KETIKA
MASYARAKAT TIDAK BERDAYA DAN MUDAH LUPA
KERANGKA besi yang masif berdiri menandai pembangunan ulang Yogya Plaza, Klender, Jakarta Timur. Debunya beterbangan dan udara panas membuat orang sulit bernapas. Hiruk pikuk mesin dan peralatan pertukangan meningkahi suasana sekitar yang sampai setahun lalu masih terasa sepi dan terkesan asing. Bahkan waktu itu beberapa orang masih sering mendengar suara-suara aneh dari sekitar kompleks yang terbakar dalam kerusuhan Mei 1998. Kadang masih terdengar suara tangis dan jeritan," ujar seorang penduduk yang bermukim di perkampungan di belakang kompleks pertokoan itu. Sejak beberapa hari setelah kerusuhan, kompleks tersebut ditutup pagar seng di sekeliling.
Suara-suara
yang didengar penduduk boleh jadi hanya halusinasi. Tetapi halusinasi atau apa
pun namanya hanya bisa hadir kalau ada peristiwa yang sulit terlupakan di
belakangnya. Untuk Yogya Plaza, peristiwa itu adalah tragedi Mei 1998: salah
satu peristiwa yang bisa ditengarai sebagai sejarah hitam bangsa ini.
"Paling
sedikit 400 orang mati terpanggang di tempat ini waktu kejadian itu," ujar
seorang pedagang nasi yang sudah lebih sepuluh tahun bermukim di belakang
kompleks pertokoan itu dengan suara berbisik. "Salah satu adik saya
meninggal dalam peristiwa itu," sambung Budi (25), staf Solidaritas Nusa
Bangsa, salah satu lembaga swadaya masyarakat di bidang hak asasi manusia
(HAM). Budi adalah kakak dari Gunawan atau Igun (12), murid kelas VI SD, ketika
tewas terbakar dalam peristiwa itu.
Di
Ciledug, Tangerang, bangunan kompleks Pasar Ciledug juga sudah dibangun lagi.

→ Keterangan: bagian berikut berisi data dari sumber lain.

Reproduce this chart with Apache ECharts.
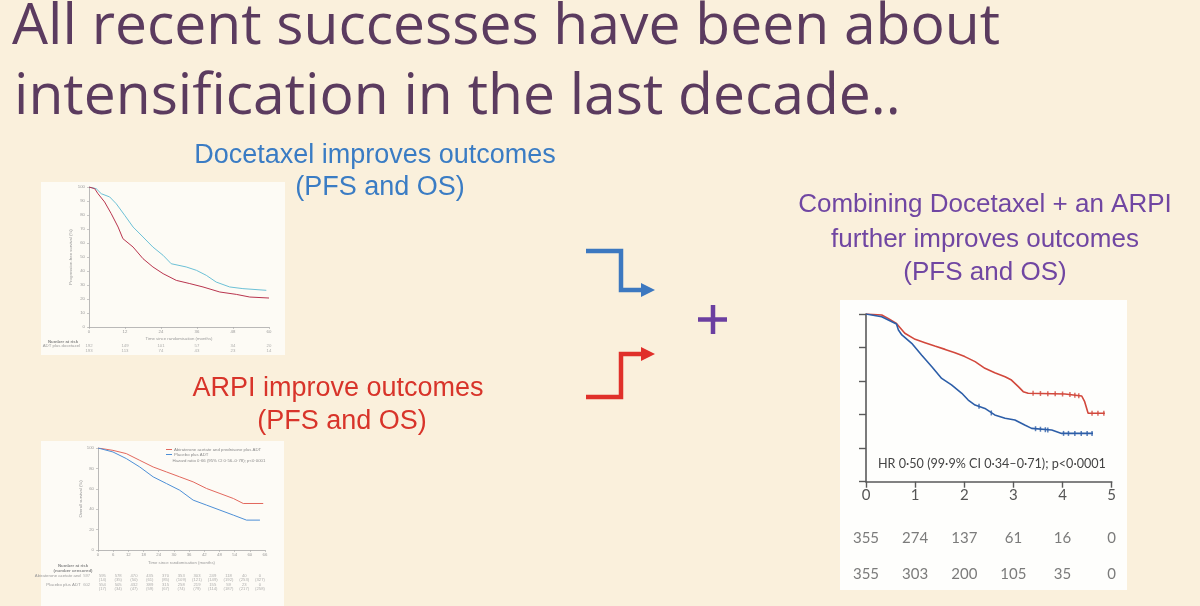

Di tempat itu, tidak jelas berapa persisnya jumlah korban yang terperangkap api
dan tewas terpanggang dalam huru-hara 14-15 Mei 1998. Namun, diperkirakan
ratusan orang meninggal karena terbakar atau tak bisa bernapas karena kehabisan
oksigen.
Sampai
beberapa waktu lalu, bangunan yang separuhnya telah menjadi puing dan kerangka
itu sudah seperti rumah hantu. "Bulan-bulan pertama setelah peristiwa itu
saya enggak berani narik lewat situ," ujar Ujang, salah satu sopir
kendaraan kecil yang beroperasi di Ciledug dan sekitarnya.
Cerita
yang beredar di kalangan para sopir adalah kendaraan mereka sering ditumpangi
anak-anak dan orang muda, yang minta diturunkan di kompleks itu. "Mereka
baunya gosong, dan hilang begitu saja ketika sampai di depan Pasar
Ciledug," ujar seorang sopir yang mendengar cerita itu dari temannya,
sopir lain, yang katanya mengalami sendiri kejadian tersebut.
Tentang
kebenaran cerita itu, wallahualam, tetapi nyatanya jenis cerita seperti ini
beredar luas sampai berbulan-bulan setelah peristiwa kerusuhan terjadi.
Slipi
Plaza di bilangan Jakarta Barat bahkan sudah beroperasi sejak berbulan-bulan
lalu. Bangunan yang dalam kerusuhan Mei 1998 ini menjadi lokasi tewasnya
belasan anak dan orang dewasa itu tata ruangnya sudah dikembalikan seperti
semula, seperti sebelum peristiwa kerusuhan Mei terjadi. Bahkan penyewa pun
tetap menempati ruangan yang sama sebelum gedung itu dibakar.
Dunkin'
Donuts, misalnya, masih tetap beroperasi di sudut kanan plaza itu.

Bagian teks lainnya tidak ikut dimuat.